Please pull out every line that includes the string "document".
— Start GIVEN INFORMATION —
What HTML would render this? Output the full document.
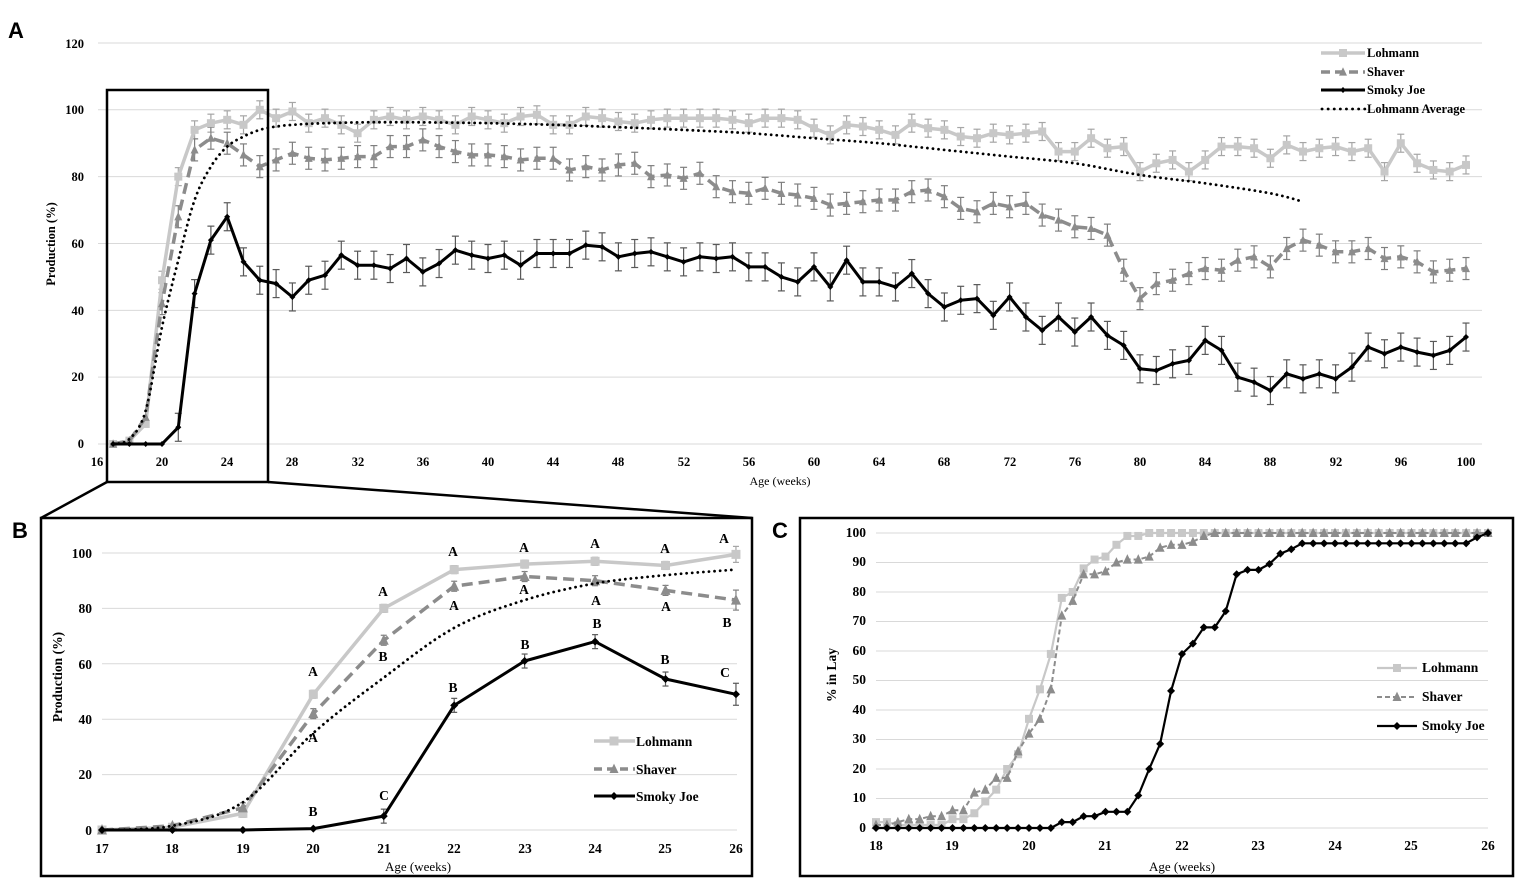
<!DOCTYPE html>
<html><head><meta charset="utf-8">
<style>
html,body{margin:0;padding:0;background:#fff;}
svg{display:block;}
.t{font-family:"Liberation Serif",serif;font-weight:bold;font-size:12.5px;fill:#000;}
.t2{font-family:"Liberation Serif",serif;font-weight:bold;font-size:13.5px;fill:#000;}
.tl{font-family:"Liberation Serif",serif;font-size:12.5px;fill:#000;}
.pl{font-family:"Liberation Sans",sans-serif;font-weight:bold;font-size:22px;fill:#000;}
</style></head>
<body>
<svg id="s" width="1535" height="896" viewBox="0 0 1535 896" xmlns="http://www.w3.org/2000/svg">
<g id="grid"></g>
<text class="pl" x="8" y="38">A</text>
<text class="pl" x="12" y="538">B</text>
<text class="pl" x="772" y="538">C</text>

<g class="t" text-anchor="end">
<text x="84" y="48">120</text><text x="84" y="114">100</text><text x="84" y="181">80</text>
<text x="84" y="248">60</text><text x="84" y="315">40</text><text x="84" y="381">20</text><text x="84" y="448">0</text>
</g>
<g class="t" text-anchor="middle">
<text x="97" y="466">16</text><text x="162" y="466">20</text><text x="227" y="466">24</text><text x="292" y="466">28</text>
<text x="358" y="466">32</text><text x="423" y="466">36</text><text x="488" y="466">40</text><text x="553" y="466">44</text>
<text x="618" y="466">48</text><text x="684" y="466">52</text><text x="749" y="466">56</text><text x="814" y="466">60</text>
<text x="879" y="466">64</text><text x="944" y="466">68</text><text x="1010" y="466">72</text><text x="1075" y="466">76</text>
<text x="1140" y="466">80</text><text x="1205" y="466">84</text><text x="1270" y="466">88</text><text x="1336" y="466">92</text>
<text x="1401" y="466">96</text><text x="1466" y="466">100</text>
</g>
<text class="tl" x="780" y="485" text-anchor="middle" style="font-size:12px">Age (weeks)</text>
<text class="t" transform="translate(55,244) rotate(-90)" text-anchor="middle">Production (%)</text>
<g class="t">
<text x="1367" y="57">Lohmann</text><text x="1367" y="76">Shaver</text>
<text x="1367" y="94">Smoky Joe</text><text x="1367" y="113">Lohmann Average</text>
</g>

<g class="t2" text-anchor="end">
<text x="92" y="558">100</text><text x="92" y="613">80</text><text x="92" y="669">60</text>
<text x="92" y="724">40</text><text x="92" y="779">20</text><text x="92" y="835">0</text>
</g>
<g class="t2" text-anchor="middle">
<text x="102" y="853">17</text><text x="172" y="853">18</text><text x="243" y="853">19</text><text x="313" y="853">20</text>
<text x="384" y="853">21</text><text x="454" y="853">22</text><text x="525" y="853">23</text><text x="595" y="853">24</text>
<text x="665" y="853">25</text><text x="736" y="853">26</text>
</g>
<text class="tl" x="418" y="871" text-anchor="middle" style="font-size:13px">Age (weeks)</text>
<text class="t2" transform="translate(62,677) rotate(-90)" text-anchor="middle">Production (%)</text>
<g class="t2">
<text x="636" y="746">Lohmann</text><text x="636" y="774">Shaver</text><text x="636" y="801">Smoky Joe</text>
</g>
<g class="t2" text-anchor="middle">
<text x="313" y="676">A</text><text x="313" y="742">A</text><text x="313" y="816">B</text>
<text x="383" y="596">A</text><text x="383" y="661">B</text><text x="384" y="800">C</text>
<text x="453" y="556">A</text><text x="454" y="610">A</text><text x="453" y="692">B</text>
<text x="524" y="552">A</text><text x="524" y="594">A</text><text x="525" y="649">B</text>
<text x="595" y="548">A</text><text x="596" y="605">A</text><text x="597" y="628">B</text>
<text x="665" y="553">A</text><text x="666" y="611">A</text><text x="665" y="664">B</text>
<text x="724" y="543">A</text><text x="727" y="627">B</text><text x="725" y="677">C</text>
</g>

<g class="t2" text-anchor="end">
<text x="866" y="537">100</text><text x="866" y="566">90</text><text x="866" y="596">80</text><text x="866" y="625">70</text>
<text x="866" y="655">60</text><text x="866" y="684">50</text><text x="866" y="714">40</text><text x="866" y="743">30</text>
<text x="866" y="773">20</text><text x="866" y="802">10</text><text x="866" y="832">0</text>
</g>
<g class="t2" text-anchor="middle">
<text x="876" y="850">18</text><text x="952" y="850">19</text><text x="1029" y="850">20</text><text x="1105" y="850">21</text>
<text x="1182" y="850">22</text><text x="1258" y="850">23</text><text x="1335" y="850">24</text><text x="1411" y="850">25</text>
<text x="1488" y="850">26</text>
</g>
<text class="tl" x="1182" y="871" text-anchor="middle" style="font-size:13px">Age (weeks)</text>
<text class="t2" transform="translate(836,675) rotate(-90)" text-anchor="middle">% in Lay</text>
<g class="t2">
<text x="1422" y="672">Lohmann</text><text x="1422" y="701">Shaver</text><text x="1422" y="730">Smoky Joe</text>
</g>

<g id="data"></g>
<g fill="none" stroke="#000" stroke-width="2.5">
<rect x="107" y="90" width="161" height="392"/>
<line x1="107" y1="482" x2="41" y2="518"/>
<line x1="268" y1="482" x2="752" y2="518"/>
<rect x="41" y="518" width="711" height="358"/>
<rect x="800" y="518" width="713" height="358"/>
</g>
</svg>
<script>
var NS="http://www.w3.org/2000/svg";
var G=document.getElementById('grid'),D=document.getElementById('data');
function el(p,t,a){var e=document.createElementNS(NS,t);for(var k in a)e.setAttribute(k,a[k]);p.appendChild(e);return e;}
function line(p,x1,y1,x2,y2,c,w){el(p,'line',{x1:x1,y1:y1,x2:x2,y2:y2,stroke:c,'stroke-width':w||1});}
for(var v=0;v<=120;v+=20){var y=444-v*3.342;line(G,98,y,1482,y,'#d9d9d9',1);}
for(var v=0;v<=100;v+=20){var y=830-v*2.77;line(G,102,y,737,y,'#d9d9d9',1);}
for(var v=0;v<=100;v+=10){var y=828-v*2.95;line(G,876,y,1488,y,'#d9d9d9',1);}

function poly(pts,c,w,dash,cap){var s=pts.map(function(p){return p[0].toFixed(1)+','+p[1].toFixed(1)}).join(' ');
 var a={points:s,fill:'none',stroke:c,'stroke-width':w,'stroke-linejoin':'round'};if(dash)a['stroke-dasharray']=dash;if(cap)a['stroke-linecap']=cap;el(D,'polyline',a);}
function sq(x,y,s,c){el(D,'rect',{x:x-s/2,y:y-s/2,width:s,height:s,fill:c});}
function tri(x,y,s,c){el(D,'polygon',{points:(x)+','+(y-s*0.6)+' '+(x-s/2)+','+(y+s*0.45)+' '+(x+s/2)+','+(y+s*0.45),fill:c});}
function dia(x,y,s,c){el(D,'polygon',{points:x+','+(y-s/2)+' '+(x+s/2)+','+y+' '+x+','+(y+s/2)+' '+(x-s/2)+','+y,fill:c});}
function eb(x,y,e,c,cw){line(D,x,y-e,x,y+e,c,1.2);line(D,x-cw,y-e,x+cw,y-e,c,1.2);line(D,x-cw,y+e,x+cw,y+e,c,1.2);}
function smooth(ctrl,step){var o=[];for(var i=0;i<ctrl.length-1;i++){var p0=ctrl[Math.max(0,i-1)],p1=ctrl[i],p2=ctrl[i+1],p3=ctrl[Math.min(ctrl.length-1,i+2)];
 for(var t=0;t<1;t+=step){var t2=t*t,t3=t2*t;var f=function(a,b,c,d){return 0.5*((2*b)+(-a+c)*t+(2*a-5*b+4*c-d)*t2+(-a+3*b-3*c+d)*t3)};
 o.push([f(p0[0],p1[0],p2[0],p3[0]),f(p0[1],p1[1],p2[1],p3[1])]);}}o.push(ctrl[ctrl.length-1]);return o;}

var L=[0,1,6,49,80,94,96,97,95.5,100,97.5,99.5,96,97.5,95.5,93,97,98,97,98,97,95.5,98,97,96,98,98.5,95.5,95.5,98,97.5,96.5,96,97,97.5,97.5,97.5,97.5,97,96,97.5,97.5,97,94.5,92.5,95.5,95,94,92.5,96,94.5,94,92,91.5,93,92.5,93,93.5,87.5,87.5,91.5,88.5,89,81.5,84,85,81.5,85,89,89,88.5,85.5,89.5,87.5,88.5,89,87.5,88.5,81.5,90,84,82,81.5,83.5];
var S=[0,1,8,42,68,88,91.5,90,86.5,83,85,87,85.5,85,85.5,86,86,89,89,91,89,87.5,86.5,86.5,86,85,85.5,85.5,82,83,82,83.5,84,80,80.5,79.5,81,77,75.5,75,76.5,75,74.5,73.5,71.5,72,72.5,73,73,75.5,76,74,70.5,69.5,72,71,72,68.5,67,65,64.5,62.5,52,43.5,48,49,51,52.5,52,55,56,53,58.5,61,59.5,57.5,57.5,58.5,55.5,56,54.5,51.5,52,52.5];
var J=[0,0,0,0,5,45,61,68,54.5,49,48,44,49,50.5,56.5,53.5,53.5,52.5,55.5,51.5,54,58,56.5,55.5,56.5,53.5,57,57,57,59.5,59,56,57,57.5,56,54.5,56,55.5,56,53,53,50,48.5,53,47,55,48.5,48.5,47,51,45,41,43,43.5,38.5,44,38,34,38,33.5,38,32.5,29.5,22.5,22,24,25,31,28,20,18.5,16,21,19.5,21,19.5,23,29,27,29,27.5,26.5,28,32];
function ax(w){return 162+(w-20)*16.3;} function ay(v){return 444-v*3.342;}
function ptsA(a){return a.map(function(v,i){return [ax(17+i),ay(v)];});}
var avg=[[17,0],[18,1.5],[19,10],[20,35],[21,55],[22,73],[23,83],[24,89],[25,92],[26,94],[27,95],[28,95.5],[30,96],[34,96.3],[40,96],[44,95.5],[48,94.8],[52,94],[56,93],[60,91.5],[64,90],[68,88],[72,86],[76,84],[80,80.5],[84,78],[88,75],[90,72.5]].map(function(p){return [ax(p[0]),ay(p[1])];});
L.forEach(function(v,i){if(i>2)eb(ax(17+i),ay(v),9,'#a6a6a6',3.5);});
S.forEach(function(v,i){if(i>2)eb(ax(17+i),ay(v),11,'#7f7f7f',3.5);});
J.forEach(function(v,i){if(i>3)eb(ax(17+i),ay(v),14,'#595959',3.5);});
poly(ptsA(L),'#c8c8c8',3.5);
ptsA(L).forEach(function(p){sq(p[0],p[1],8,'#c8c8c8');});
poly(ptsA(S),'#8c8c8c',3.5,'11 6');
ptsA(S).forEach(function(p){tri(p[0],p[1],8,'#8c8c8c');});
poly(smooth(avg,0.1),'#000',2.8,'0.1 5.5','round');
poly(ptsA(J),'#000',3);
ptsA(J).forEach(function(p){dia(p[0],p[1],6,'#000');});
line(D,1321,53,1365,53,'#c8c8c8',3.5);sq(1343,53,8,'#c8c8c8');
el(D,'line',{x1:1321,y1:72,x2:1365,y2:72,stroke:'#8c8c8c','stroke-width':3.5,'stroke-dasharray':'9 5'});tri(1343,72,8,'#8c8c8c');
line(D,1321,90,1365,90,'#000',3);dia(1343,90,6,'#000');
el(D,'line',{x1:1322,y1:109,x2:1365,y2:109,stroke:'#000','stroke-width':2.8,'stroke-dasharray':'0.1 6','stroke-linecap':'round'});

function bx(w){return 102+(w-17)*70.44;} function by(v){return 830-v*2.77;}
var BL=[0,1,6,49,80,94,96,97,95.5,99.5],BS=[0,1.5,8,42,68.5,88,91.5,90,86.5,83],BJ=[0,0,0,0.5,5,45,61,68,54.5,49],BA=[0,1.5,10,35,55,73,83,89,92,94];
function ptsB(a){return a.map(function(v,i){return [bx(17+i),by(v)];});}
BL.forEach(function(v,i){if(i>1)eb(bx(17+i),by(v),i==9?8:4,'#a6a6a6',3);});
BS.forEach(function(v,i){if(i>1)eb(bx(17+i),by(v),i==9?10:5,'#7f7f7f',3);});
BJ.forEach(function(v,i){if(i>3)eb(bx(17+i),by(v),i==9?11:7,'#595959',3);});
poly(ptsB(BL),'#c8c8c8',3.5);ptsB(BL).forEach(function(p){sq(p[0],p[1],9,'#c8c8c8');});
poly(ptsB(BS),'#8c8c8c',3.5,'11 6');ptsB(BS).forEach(function(p){tri(p[0],p[1],10,'#8c8c8c');});
poly(smooth(ptsB(BA),0.1),'#000',2.8,'0.1 5.5','round');
poly(ptsB(BJ),'#000',3);ptsB(BJ).forEach(function(p){dia(p[0],p[1],8,'#000');});
line(D,594,741,635,741,'#c8c8c8',3.5);sq(614,741,9,'#c8c8c8');
el(D,'line',{x1:594,y1:769,x2:635,y2:769,stroke:'#8c8c8c','stroke-width':3.5,'stroke-dasharray':'8 5'});tri(614,769,9,'#8c8c8c');
line(D,594,796,635,796,'#000',3);dia(614,796,8,'#000');

function cx(d){return 876+d/7*76.5;} function cy(v){return 828-v*2.95;}
var CL=[2,2,1,1,1,1,1,3,3,5,9,13,20,25,37,47,59,78,80,88,91,92,96,99,99];
var CS=[1,1,2,3,3,4,4,6,6,12,13,17,17,26,32,37,47,72,77,86,86,87,90,91,91,92,95,96,96,97,99];
var CJ=[0,0,0,0,0,0,0,0,0,0,0,0,0,0,0,0,0,2,2,4,4,5.5,5.5,5.5,11,20,28.5,46.5,59,62.5,68,68,73.5,86,87.5,87.5,89.5,93,94.5];
while(CL.length<57)CL.push(100);while(CS.length<57)CS.push(100);while(CJ.length<55)CJ.push(96.5);CJ.push(98.5);CJ.push(100);
function ptsC(a){return a.map(function(v,i){return [cx(i),cy(v)];});}
poly(ptsC(CL),'#c8c8c8',2.2);ptsC(CL).forEach(function(p){sq(p[0],p[1],8,'#c8c8c8');});
poly(ptsC(CS),'#8c8c8c',2,'5 3');ptsC(CS).forEach(function(p){tri(p[0],p[1],9,'#8c8c8c');});
poly(ptsC(CJ),'#000',2.2);ptsC(CJ).forEach(function(p){dia(p[0],p[1],8,'#000');});
line(D,1377,668,1417,668,'#c8c8c8',2.2);sq(1397,668,8,'#c8c8c8');
el(D,'line',{x1:1377,y1:697,x2:1417,y2:697,stroke:'#8c8c8c','stroke-width':2,'stroke-dasharray':'5 3'});tri(1397,697,9,'#8c8c8c');
line(D,1377,726,1417,726,'#000',2.2);dia(1397,726,8,'#000');
</script>
</body></html>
— End GIVEN INFORMATION —
__WRITTEN RESPONSE__.
What HTML would render this? Output the full document.
var G=document.getElementById('grid'),D=document.getElementById('data');
function el(p,t,a){var e=document.createElementNS(NS,t);for(var k in a)e.setAttribute(k,a[k]);p.appendChild(e);return e;}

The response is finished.